Jacob Gaboury received his Ph.D. in Media, Culture, and Communication from New York University and his MA in Cinema Studies from New York University. His research interests include digital media, visual culture, queer theory, media archaeology, art and technology, media theory, and the history of computing. 

His research focuses on the history and critical theory of digital media, tracing the early origins of contemporary technologies to identify the cultural, technical, and aesthetic conditions that structure them. His current book project, titled “Image Objects,” offers a media archaeology of early computer graphics and visualization in the 1960s and 70s, with a focus on the critical but neglected history of the University of Utah’s computer graphics program. Following an object oriented approach grounded in original archival research, the project offers a critique of the supposed immateriality of simulated images through an investigation of the cultural and technical objects that structured visual computing at this early stage. Ultimately the project argues that it is through graphics that computing transforms from a tool for mathematical calculation into a complex interactive medium, and that this legacy continues to shape the ways we use and understand almost all contemporary visual media.

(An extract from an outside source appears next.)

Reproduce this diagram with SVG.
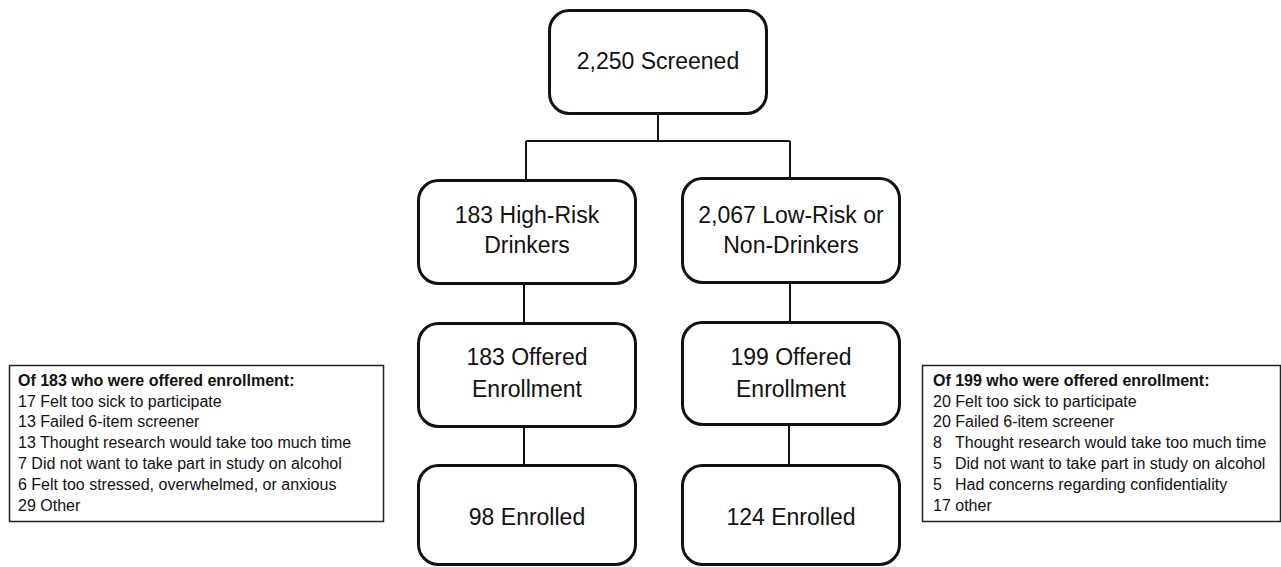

He has also begun work on a second project, which offers a queer theory of computing viewed through a set of foundational figures in the history of computation and mathematics. Tentatively titled “On Uncomputable Numbers,” the project draws on the long history of queer engagements with the anti-social, the negative, and the outside, identifying the queer externalities of technical systems in their break down and failure, and in theories of uncomputability first articulated by Alan Turing in the 1930s. The project is structured around a set of five queer figures in the early history of computer science, each of whom made foundational contributions to the discipline but whose sexuality has been largely neglected by historians of technology.